• Data:
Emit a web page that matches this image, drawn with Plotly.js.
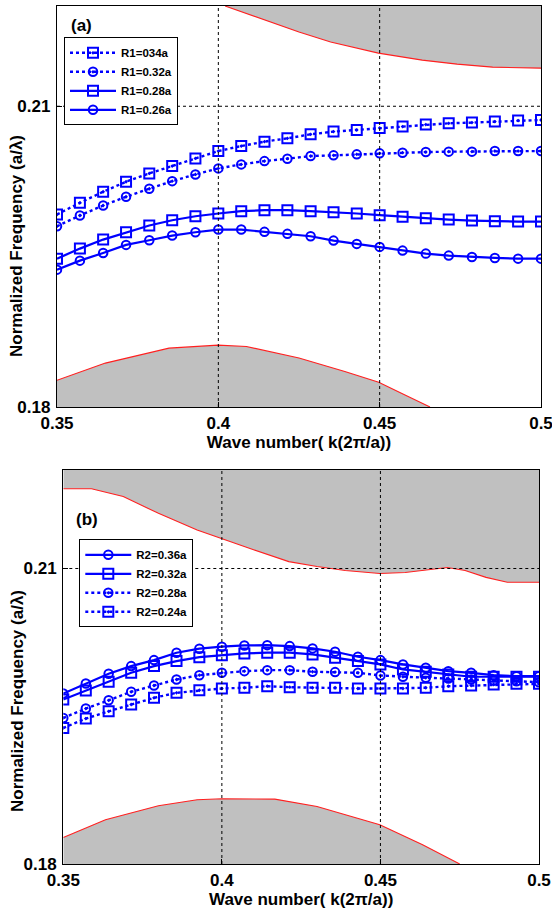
<!DOCTYPE html>
<html>
<head>
<meta charset="utf-8">
<script src="https://cdn.plot.ly/plotly-3.0.1.min.js"></script>
<style>html,body{margin:0;padding:0;background:#fff;}#chart{width:552px;height:909px;}</style>
</head>
<body>
<div id="chart"></div>
<script>
// ---- data ----
const kx = [0.35, 0.3571, 0.3643, 0.3714, 0.3786, 0.3857, 0.3929, 0.4, 0.4071, 0.4143, 0.4214,
            0.4286, 0.4357, 0.4429, 0.45, 0.4571, 0.4643, 0.4714, 0.4786, 0.4857, 0.4929, 0.5];

// panel (a)
const r1_034 = [0.1992, 0.20037, 0.20147, 0.20247, 0.2033, 0.20403, 0.2048, 0.20553, 0.20603, 0.20647, 0.2068,
                0.2072, 0.20747, 0.20763, 0.20783, 0.20797, 0.20817, 0.2083, 0.20837, 0.20847, 0.20857, 0.20863];
const r1_032 = [0.19803, 0.1991, 0.2001, 0.20097, 0.20177, 0.20253, 0.2032, 0.2038, 0.2042, 0.20453, 0.20477,
                0.20503, 0.2051, 0.2052, 0.2053, 0.20537, 0.20543, 0.20547, 0.20547, 0.20553, 0.20553, 0.20553];
const r1_028 = [0.1948, 0.1958, 0.1967, 0.19743, 0.1981, 0.19863, 0.19903, 0.1993, 0.19953, 0.19963, 0.19963,
                0.19953, 0.19943, 0.1993, 0.19913, 0.19897, 0.19883, 0.1987, 0.1986, 0.19853, 0.1985, 0.1985];
const r1_026 = [0.1937, 0.1946, 0.19537, 0.19617, 0.19663, 0.1971, 0.19743, 0.1977, 0.1977, 0.19747, 0.19727,
                0.19703, 0.1966, 0.19627, 0.19597, 0.1956, 0.1953, 0.1951, 0.19497, 0.19487, 0.1948, 0.1948];

// panel (b)
const r2_036 = [0.19731, 0.19832, 0.19931, 0.20009, 0.2007, 0.20145, 0.20186, 0.20206, 0.20219, 0.20222, 0.20212,
                0.20189, 0.20155, 0.20104, 0.2007, 0.20026, 0.19992, 0.19958, 0.19941, 0.19917, 0.19907, 0.19907];
const r2_032 = [0.1967, 0.19761, 0.1985, 0.19941, 0.20009, 0.2006, 0.201, 0.2012, 0.20138, 0.20145, 0.20145,
                0.20128, 0.20094, 0.2006, 0.20026, 0.19975, 0.19952, 0.19924, 0.19901, 0.19901, 0.19901, 0.19901];
const r2_028 = [0.19483, 0.19578, 0.19662, 0.19748, 0.19812, 0.19873, 0.19917, 0.19941, 0.19958, 0.19968, 0.19968,
                0.19952, 0.19948, 0.19941, 0.19914, 0.19901, 0.19891, 0.19883, 0.19873, 0.19863, 0.19856, 0.19846];
const r2_024 = [0.19381, 0.19476, 0.1955, 0.19619, 0.19687, 0.19738, 0.19764, 0.19782, 0.19789, 0.19805, 0.19795,
                0.19789, 0.19789, 0.19782, 0.19782, 0.19782, 0.19789, 0.19805, 0.19812, 0.19822, 0.19829, 0.19829];

// band edges (gray regions)
const bandA_up_x = [0.4021, 0.4141, 0.425, 0.4348, 0.4496, 0.4632, 0.474, 0.485, 0.5];
const bandA_up_y = [0.22, 0.2186, 0.2174, 0.2164, 0.2153, 0.2146, 0.2142, 0.2139, 0.2138];
const bandA_lo_x = [0.35, 0.365, 0.3847, 0.3999, 0.4087, 0.425, 0.4392, 0.4497, 0.4577, 0.4656];
const bandA_lo_y = [0.18266, 0.18438, 0.18587, 0.18617, 0.18604, 0.18488, 0.18355, 0.18246, 0.18123, 0.18];
const bandB_up_x = [0.35, 0.3589, 0.3689, 0.38, 0.3922, 0.3999, 0.41, 0.4211, 0.43, 0.4389, 0.4498,
                    0.4578, 0.4656, 0.4711, 0.4767, 0.4833, 0.49, 0.5];
const bandB_up_y = [0.2181, 0.2181, 0.2173, 0.2156, 0.2139, 0.2130, 0.2119, 0.2107, 0.2102, 0.2098, 0.2095,
                    0.2096, 0.2099, 0.2101, 0.2098, 0.2091, 0.2086, 0.2086];
const bandB_lo_x = [0.35, 0.3633, 0.38, 0.3922, 0.4, 0.4167, 0.43, 0.4411, 0.4498, 0.4633, 0.475];
const bandB_lo_y = [0.1827, 0.18449, 0.18591, 0.18652, 0.18662, 0.18659, 0.18584, 0.18483, 0.18399, 0.18196, 0.18];

const xRange = [0.35, 0.5];
const yRange = [0.18, 0.22];
const xTicks = [0.35, 0.4, 0.45, 0.5];
const yTicks = [0.18, 0.21];
const xGrid = [0.4, 0.45];
const yGrid = [0.21];

const namesA = ['R1=034a', 'R1=0.32a', 'R1=0.28a', 'R1=0.26a'];
const namesB = ['R2=0.36a', 'R2=0.32a', 'R2=0.28a', 'R2=0.24a'];

// ---- styling ----
const FF = 'Liberation Sans, Arial, sans-serif';
const BLUE = '#0000FF';
const GRAY = '#C0C0C0';
const RED = '#FF2020';

function bandTraces(bx, by, edgeY, xa, ya) {
  const px = bx.concat([bx[bx.length - 1], bx[0]]);
  const py = by.concat([edgeY, edgeY]);
  if (edgeY === yRange[1]) { px[px.length - 2] = xRange[1]; }
  return [
    {x: px, y: py, xaxis: xa, yaxis: ya, type: 'scatter', mode: 'lines', fill: 'toself',
     fillcolor: GRAY, line: {width: 0, color: GRAY}, showlegend: false, hoverinfo: 'skip'},
    {x: bx, y: by, xaxis: xa, yaxis: ya, type: 'scatter', mode: 'lines',
     line: {width: 1.1, color: RED}, showlegend: false, hoverinfo: 'skip'}
  ];
}

function series(y, name, dotted, sym, xa, ya, leg) {
  const isSq = sym.indexOf('square') === 0;
  return {x: kx, y: y, name: name, xaxis: xa, yaxis: ya, legend: leg, type: 'scatter', mode: 'lines+markers',
    line: {color: BLUE, width: dotted ? 2.4 : 2.2, dash: dotted ? 'dot' : 'solid'},
    marker: {symbol: sym, size: isSq ? 10 : 8.5, color: BLUE, line: {color: BLUE, width: 2}}};
}

const traces = []
  .concat(bandTraces(bandA_up_x, bandA_up_y, yRange[1], 'x', 'y'))
  .concat(bandTraces(bandA_lo_x, bandA_lo_y, yRange[0], 'x', 'y'))
  .concat(bandTraces(bandB_up_x, bandB_up_y, yRange[1], 'x2', 'y2'))
  .concat(bandTraces(bandB_lo_x, bandB_lo_y, yRange[0], 'x2', 'y2'));

traces.push(series(r1_034, namesA[0], true, 'square-open-dot', 'x', 'y', 'legend'));
traces.push(series(r1_032, namesA[1], true, 'circle-open-dot', 'x', 'y', 'legend'));
traces.push(series(r1_028, namesA[2], false, 'square-open', 'x', 'y', 'legend'));
traces.push(series(r1_026, namesA[3], false, 'circle-open', 'x', 'y', 'legend'));

traces.push(series(r2_036, namesB[0], false, 'circle-open', 'x2', 'y2', 'legend2'));
traces.push(series(r2_032, namesB[1], false, 'square-open', 'x2', 'y2', 'legend2'));
traces.push(series(r2_028, namesB[2], true, 'circle-open-dot', 'x2', 'y2', 'legend2'));
traces.push(series(r2_024, namesB[3], true, 'square-open-dot', 'x2', 'y2', 'legend2'));

const tickFont = {family: FF, size: 17, color: '#000', weight: 'bold'};
function xAxis(dom, anchor) {
  return {domain: dom, anchor: anchor, range: xRange, tickvals: xTicks, ticktext: xTicks.map(String),
    showgrid: false, zeroline: false, showline: true, mirror: true, linecolor: '#000', linewidth: 1.2,
    ticks: 'inside', ticklen: 5, tickcolor: '#000', tickfont: tickFont, ticklabelstandoff: 0,
    ticklabeloverflow: 'allow',
    title: {text: 'Wave number( k(2\u03c0/a))', font: {family: FF, size: 17, color: '#000', weight: 'bold'}, standoff: 4}};
}
function yAxis(dom, anchor) {
  return {domain: dom, anchor: anchor, range: yRange, tickvals: yTicks, ticktext: yTicks.map(String),
    showgrid: false, zeroline: false, showline: true, mirror: true, linecolor: '#000', linewidth: 1.2,
    ticks: 'inside', ticklen: 5, tickcolor: '#000', tickfont: tickFont, ticklabelstandoff: 2,
    ticklabeloverflow: 'allow'};
}

const shapes = [];
[['x', 'y'], ['x2', 'y2']].forEach(function (p) {
  xGrid.forEach(function (g) {
    shapes.push({type: 'line', xref: p[0], yref: p[1] + ' domain', x0: g, x1: g, y0: 0, y1: 1, layer: 'above',
      line: {color: '#000', width: 1, dash: '3px,3px'}});
  });
  yGrid.forEach(function (g) {
    shapes.push({type: 'line', xref: p[0] + ' domain', yref: p[1], x0: 0, x1: 1, y0: g, y1: g, layer: 'above',
      line: {color: '#000', width: 1, dash: '3px,3px'}});
  });
});

const titleFont = {family: FF, size: 17, color: '#000', weight: 'bold'};
function note(text, px, py, angle) {
  return {text: text, xref: 'paper', yref: 'paper', x: px / 552, y: 1 - py / 909, xanchor: 'center', yanchor: 'middle',
    textangle: angle || 0, showarrow: false, font: titleFont};
}

const legendFont = {family: FF, size: 11.5, color: '#000', weight: 'bold'};
const layout = {
  width: 552, height: 909,
  margin: {l: 0, r: 0, t: 0, b: 0},
  paper_bgcolor: '#fff', plot_bgcolor: '#fff',
  showlegend: true,
  xaxis: xAxis([57 / 552, 541 / 552], 'y'),
  yaxis: yAxis([1 - 407 / 909, 1 - 6 / 909], 'x'),
  xaxis2: xAxis([63.3 / 552, 539 / 552], 'y2'),
  yaxis2: yAxis([1 - 864 / 909, 1 - 470 / 909], 'x2'),
  legend: {x: 64 / 552, y: 1 - 37.3 / 909, xanchor: 'left', yanchor: 'top', bgcolor: '#fff',
    bordercolor: '#000', borderwidth: 1, font: legendFont, itemwidth: 46, tracegroupgap: 0},
  legend2: {x: 79.3 / 552, y: 1 - 539.3 / 909, xanchor: 'left', yanchor: 'top', bgcolor: '#fff',
    bordercolor: '#000', borderwidth: 1, font: legendFont, itemwidth: 46, tracegroupgap: 0},
  shapes: shapes,
  annotations: [
    note('(a)', 81, 25.5),
    note('(b)', 87, 519),
    note('Normalized Frequency (a/\u03bb)', 17, 246, -90),
    note('Normalized Frequency (a/\u03bb)', 17, 701, -90)
  ]
};

Plotly.newPlot('chart', traces, layout, {staticPlot: true, displayModeBar: false});
</script>
</body>
</html>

• Goal of the exercise:
Restate exactly, please, only the lines between the start of the data and the line containing "0.19487, 0.1948, 0.1948];", both ends included, skipping the pictures.

• Written reply:
Emit a web page that matches this image, drawn with Plotly.js.
<!DOCTYPE html>
<html>
<head>
<meta charset="utf-8">
<script src="https://cdn.plot.ly/plotly-3.0.1.min.js"></script>
<style>html,body{margin:0;padding:0;background:#fff;}#chart{width:552px;height:909px;}</style>
</head>
<body>
<div id="chart"></div>
<script>
// ---- data ----
const kx = [0.35, 0.3571, 0.3643, 0.3714, 0.3786, 0.3857, 0.3929, 0.4, 0.4071, 0.4143, 0.4214,
            0.4286, 0.4357, 0.4429, 0.45, 0.4571, 0.4643, 0.4714, 0.4786, 0.4857, 0.4929, 0.5];

// panel (a)
const r1_034 = [0.1992, 0.20037, 0.20147, 0.20247, 0.2033, 0.20403, 0.2048, 0.20553, 0.20603, 0.20647, 0.2068,
                0.2072, 0.20747, 0.20763, 0.20783, 0.20797, 0.20817, 0.2083, 0.20837, 0.20847, 0.20857, 0.20863];
const r1_032 = [0.19803, 0.1991, 0.2001, 0.20097, 0.20177, 0.20253, 0.2032, 0.2038, 0.2042, 0.20453, 0.20477,
                0.20503, 0.2051, 0.2052, 0.2053, 0.20537, 0.20543, 0.20547, 0.20547, 0.20553, 0.20553, 0.20553];
const r1_028 = [0.1948, 0.1958, 0.1967, 0.19743, 0.1981, 0.19863, 0.19903, 0.1993, 0.19953, 0.19963, 0.19963,
                0.19953, 0.19943, 0.1993, 0.19913, 0.19897, 0.19883, 0.1987, 0.1986, 0.19853, 0.1985, 0.1985];
const r1_026 = [0.1937, 0.1946, 0.19537, 0.19617, 0.19663, 0.1971, 0.19743, 0.1977, 0.1977, 0.19747, 0.19727,
                0.19703, 0.1966, 0.19627, 0.19597, 0.1956, 0.1953, 0.1951, 0.19497, 0.19487, 0.1948, 0.1948];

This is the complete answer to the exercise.